My eye opener in orbital mechanics was a simple computer simulation, which I wrote just for fun. It had 2 masses and used Newtons Laws to iterate acceleration, velocity and position during time. So I saw just 2 points moving according to the laws of gravitation on the screen. It is fascinating to see how orbits develop all by themselfs and how the initial velocity I gave to the space craft made a big difference in orbit shape. After introducing the concept of a booster engine to one of the points I was able to change orbits and there you discover all by yourself in which way prograde and retrograd burns change the orbits geometry. All of this experiments lead by themselfs to a qualitive good understanding how orbital mechanics work and if one sees the forces in action it suddenly makes sense when someone says: In order to catchup with a spacecraft in front of you you have to reduce your orbital velocity and not to speed up. Such a remarkable simple simulation (any computer amateur can write one in less then an hour) will show what is then going on and that in fact this is right, even if it seems counterintuitive at the first glance. Thats because decreasing orbit velocity is just half of the story. That decreased velocity will influence the orbit geometry in this in turn will .....
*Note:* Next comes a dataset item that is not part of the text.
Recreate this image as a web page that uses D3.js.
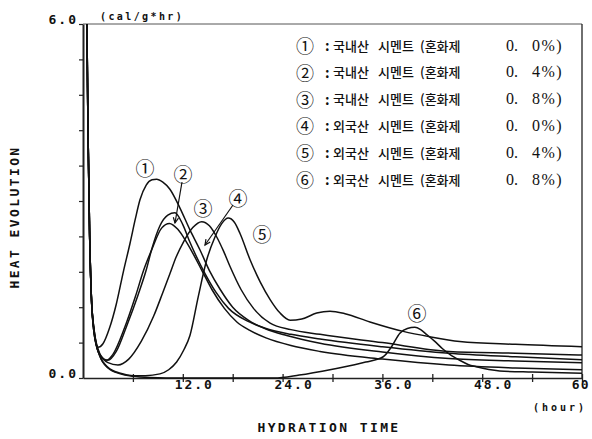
<!DOCTYPE html>
<html>
<head>
<meta charset="utf-8">
<script src="https://cdn.jsdelivr.net/npm/d3@7"></script>
<style>
  html, body { margin: 0; padding: 0; background: #fff; }
  svg { display: block; }
  .mono { font-family: "DejaVu Sans Mono", monospace; font-weight: bold; fill: #111; }
</style>
</head>
<body>
<svg id="chart" width="592" height="439"></svg>
<script>
// Heat evolution rate (cal/g*hr) against hydration time (hour), pairs of [hour, value]
const series1 = [[0.45,6.3],[0.6,4.2],[0.8,2.4],[1.0,1.4],[1.3,0.8],[1.8,0.52],[2.4,0.58],[3.2,0.85],[4.0,1.25],[4.85,1.8],[5.65,2.28],[6.3,2.7],[6.85,3.02],[7.6,3.27],[8.3,3.36],[8.85,3.37],[9.6,3.32],[10.45,3.2],[11.66,2.88],[12.86,2.51],[14.07,2.17],[15.2,1.82],[16.5,1.5],[18,1.2],[20,0.97],[22,0.83],[24.5,0.72],[28.5,0.59],[36,0.44],[44,0.33],[52,0.29],[60,0.26]];
const series2 = [[0.45,6.3],[0.6,4.2],[0.8,2.4],[1.0,1.4],[1.3,0.85],[2.0,0.4],[2.8,0.3],[3.6,0.4],[5.0,0.85],[6.3,1.38],[7.3,1.83],[8.25,2.17],[9.45,2.54],[10.4,2.62],[11.4,2.52],[12.46,2.3],[14.27,1.83],[15.5,1.5],[17,1.18],[18.5,0.95],[20,0.81],[22,0.68],[25,0.55],[28.5,0.45],[36,0.32],[44,0.22],[52,0.17],[60,0.14]];
const series3 = [[0.45,6.3],[0.6,4.2],[0.8,2.4],[1.0,1.4],[1.3,0.85],[2.0,0.42],[3.0,0.26],[4.2,0.22],[5.5,0.32],[7,0.62],[8.5,1.05],[9.6,1.45],[10.46,1.77],[11.2,2.05],[12.06,2.3],[13.2,2.55],[14.27,2.65],[15.2,2.58],[16.08,2.39],[16.9,2.15],[17.68,1.89],[19,1.5],[20.5,1.18],[22.5,0.93],[25,0.82],[28.5,0.74],[36,0.6],[44,0.45],[52,0.42],[60,0.39]];
const series4 = [[0.45,6.3],[0.6,4.2],[0.8,2.4],[1.0,1.4],[1.3,0.85],[2.0,0.4],[3.0,0.3],[4.0,0.45],[5.3,0.9],[6.6,1.4],[7.6,1.83],[8.3,2.2],[9.25,2.58],[10.2,2.76],[11.05,2.8],[12,2.6],[12.86,2.3],[14.67,1.77],[16,1.45],[17.5,1.18],[20,0.95],[22,0.84],[25,0.74],[28.5,0.66],[36,0.53],[44,0.42],[52,0.36],[60,0.31]];
const series5 = [[0.45,6.3],[0.6,4.2],[0.8,2.4],[1.0,1.4],[1.3,0.8],[2.0,0.38],[3.0,0.18],[4.5,0.08],[6,0.04],[7.5,0.04],[9.25,0.07],[10.3,0.14],[11.26,0.27],[12.1,0.47],[12.86,0.72],[13.86,1.38],[14.87,2.0],[15.87,2.39],[16.7,2.62],[17.46,2.71],[18.2,2.64],[18.88,2.45],[20.1,2.0],[21.3,1.63],[22.5,1.33],[23.7,1.1],[24.9,0.98],[26.3,1.0],[28.1,1.1],[29.7,1.13],[31.5,1.09],[34.5,0.95],[38.5,0.79],[41.7,0.7],[45.3,0.62],[52,0.57],[60,0.53]];
const series6 = [[0.45,6.3],[0.6,4.2],[0.8,2.4],[1.0,1.4],[1.3,0.8],[2.0,0.38],[3.0,0.17],[4.5,0.07],[6,0.03],[8,0.01],[12,0.0],[18,0.0],[23,0.0],[26,0.05],[30,0.15],[34,0.27],[36.1,0.36],[37.1,0.53],[38.1,0.76],[39,0.84],[39.9,0.86],[40.6,0.82],[41.3,0.74],[42.3,0.62],[43.2,0.5],[44.1,0.4],[45.3,0.3],[46.3,0.23],[47.3,0.19],[50.1,0.12],[54,0.1],[60,0.08]];

const seriesMarks = ["①","②","③","④","⑤","⑥"];
const cementOrigin = ["국내산","국내산","국내산","외국산","외국산","외국산"];
const admixtureWhole = ["0.","0.","0.","0.","0.","0."];
const admixtureTenth = ["0%)","4%)","8%)","0%)","4%)","8%)"];

const xTicks = [6,12,18,24,30,36,42,48,54,60];
const xTickLabels = [12,24,36,48,60];
const yTicks = [0,0.6,1.2,1.8,2.4,3.0,3.6,4.2,4.8,5.4,6.0];
const yTickLabels = [0,6];

const svg = d3.select("#chart");
const plotLeft = 83, plotRight = 582, plotTop = 24, plotBottom = 378;

const x = d3.scaleLinear().domain([0, 60]).range([plotLeft, plotRight]);
const y = d3.scaleLinear().domain([0, 6]).range([plotBottom, plotTop]);

// clip region for the curves (initial spike runs off the top)
svg.append("defs").append("clipPath").attr("id", "plotClip")
  .append("rect").attr("x", plotLeft).attr("y", plotTop)
  .attr("width", plotRight - plotLeft).attr("height", plotBottom - plotTop + 2);

// frame: top and right borders
svg.append("line").attr("x1", plotLeft).attr("x2", plotRight).attr("y1", plotTop).attr("y2", plotTop)
  .attr("stroke", "#555").attr("stroke-width", 1);
svg.append("line").attr("x1", plotRight).attr("x2", plotRight).attr("y1", plotTop).attr("y2", plotBottom)
  .attr("stroke", "#222").attr("stroke-width", 1.3);

// x axis; the last label sits at the right edge, so it drops the decimal
const xAxis = svg.append("g").attr("transform", `translate(0,${plotBottom})`)
  .call(d3.axisBottom(x).tickValues(xTicks).tickSize(4).tickSizeOuter(0)
    .tickFormat(d => !xTickLabels.includes(d) ? "" : (d === 60 ? "60" : d.toFixed(1))));
xAxis.select(".domain").attr("stroke", "#222").attr("stroke-width", 1.4);
xAxis.selectAll(".tick line").attr("y1", -4).attr("stroke", "#222").attr("stroke-width", 1.3);
xAxis.selectAll(".tick text").attr("class", "mono").attr("font-size", 13)
  .attr("letter-spacing", d => d === 60 ? 1 : 2).attr("dx", d => d === 60 ? 0 : 11)
  .attr("text-anchor", d => d === 60 ? "end" : "middle")
  .attr("x", d => d === 60 ? 7 : 0)
  .attr("dy", 4).attr("fill", "#111");

// y axis
const yAxis = svg.append("g").attr("transform", `translate(${plotLeft},0)`)
  .call(d3.axisLeft(y).tickValues(yTicks).tickSize(4).tickSizeOuter(0)
    .tickFormat(d => yTickLabels.includes(d) ? d.toFixed(1) : ""));
yAxis.select(".domain").attr("stroke", "#222").attr("stroke-width", 2);
yAxis.selectAll(".tick line").attr("stroke", "#222").attr("stroke-width", 1.2);
yAxis.selectAll(".tick text").attr("class", "mono").attr("font-size", 13)
  .attr("letter-spacing", 2).attr("dy", -1).attr("dx", 2).attr("fill", "#111");

// units and axis titles
svg.append("text").attr("class", "mono").attr("x", 100).attr("y", 20)
  .attr("font-size", 10).attr("letter-spacing", 2.4).text("(cal/g*hr)");
svg.append("text").attr("class", "mono").attr("x", 533).attr("y", 411)
  .attr("font-size", 10).attr("letter-spacing", 3).text("(hour)");
svg.append("text").attr("class", "mono").attr("x", 329).attr("y", 432)
  .attr("text-anchor", "middle").attr("font-size", 13).attr("letter-spacing", 2.4)
  .text("HYDRATION TIME");
svg.append("text").attr("class", "mono").attr("font-weight", "normal")
  .attr("transform", "translate(19,217) rotate(-90)")
  .attr("text-anchor", "middle").attr("font-size", 13).attr("letter-spacing", 2.4)
  .text("HEAT EVOLUTION");

// curves
const line = d3.line().x(d => x(d[0])).y(d => y(d[1])).curve(d3.curveMonotoneX);
const plot = svg.append("g").attr("clip-path", "url(#plotClip)");
[series1, series2, series3, series4, series5, series6].forEach(s => {
  plot.append("path").datum(s).attr("d", line)
    .attr("fill", "none").attr("stroke", "#111").attr("stroke-width", 1.5)
    .attr("stroke-linejoin", "round");
});

// curve markers
const markerPos = [[145,167],[183,173],[203,207],[238,197],[262,233],[417,312]];
const markFont = "'Noto Sans CJK KR', sans-serif";
markerPos.forEach((p, i) => {
  svg.append("text").attr("x", p[0]).attr("y", p[1]).attr("text-anchor", "middle")
    .attr("dominant-baseline", "central").attr("font-family", markFont)
    .attr("font-size", 19).attr("fill", "#111").text(seriesMarks[i]);
});

// pointer arrows for ② and ④
function arrow(x1, y1, x2, y2) {
  svg.append("line").attr("x1", x1).attr("y1", y1).attr("x2", x2).attr("y2", y2)
    .attr("stroke", "#111").attr("stroke-width", 1.2);
  const a = Math.atan2(y2 - y1, x2 - x1), L = 6, w = 0.45;
  const p1 = [x2 - L * Math.cos(a - w), y2 - L * Math.sin(a - w)];
  const p2 = [x2 - L * Math.cos(a + w), y2 - L * Math.sin(a + w)];
  svg.append("path").attr("d", `M${p1}L${x2},${y2}L${p2}`)
    .attr("fill", "none").attr("stroke", "#111").attr("stroke-width", 1.2);
}
arrow(182, 182, 175, 223);
arrow(233, 205, 205, 245);

// legend
const legendRow0 = 45, legendStep = 26.8;
seriesMarks.forEach((m, i) => {
  const yy = legendRow0 + i * legendStep;
  const g = svg.append("g").attr("font-family", markFont).attr("fill", "#111")
    .attr("dominant-baseline", "central");
  g.append("text").attr("x", 305).attr("y", yy).attr("text-anchor", "middle")
    .attr("font-size", 18).text(m);
  g.append("text").attr("x", 325).attr("y", yy).attr("font-size", 14).attr("font-weight", "bold").text(":");
  g.append("text").attr("x", 333).attr("y", yy).attr("font-size", 13).attr("font-weight", 500).text(cementOrigin[i]);
  g.append("text").attr("x", 378).attr("y", yy).attr("font-size", 13).attr("font-weight", 500).text("시멘트");
  g.append("text").attr("x", 420).attr("y", yy).attr("font-size", 13).attr("font-weight", 500).text("(혼화제");
  g.append("text").attr("x", 506).attr("y", yy).attr("font-family", "'Liberation Serif', serif")
    .attr("font-size", 16).text(admixtureWhole[i]);
  g.append("text").attr("x", 532).attr("y", yy).attr("font-family", "'Liberation Serif', serif")
    .attr("font-size", 16).attr("letter-spacing", 1.5).text(admixtureTenth[i]);
});
</script>
</body>
</html>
I strongly believe, that everybody starting to study orbital mechanics, should play around with such a simple simulation. Then the question of descending from orbit in a vertical path would not come up in the first place.
|
|
|
|
Post by PUshift on Nov 5, 2010 11:50:34 GMT -4
 I.M. doesn´t need any orbital trajectory at all. If he believes the LM had powered its engine downwards to decrease altitude he could just head towards the center of moon and stop in front of the surface  |
|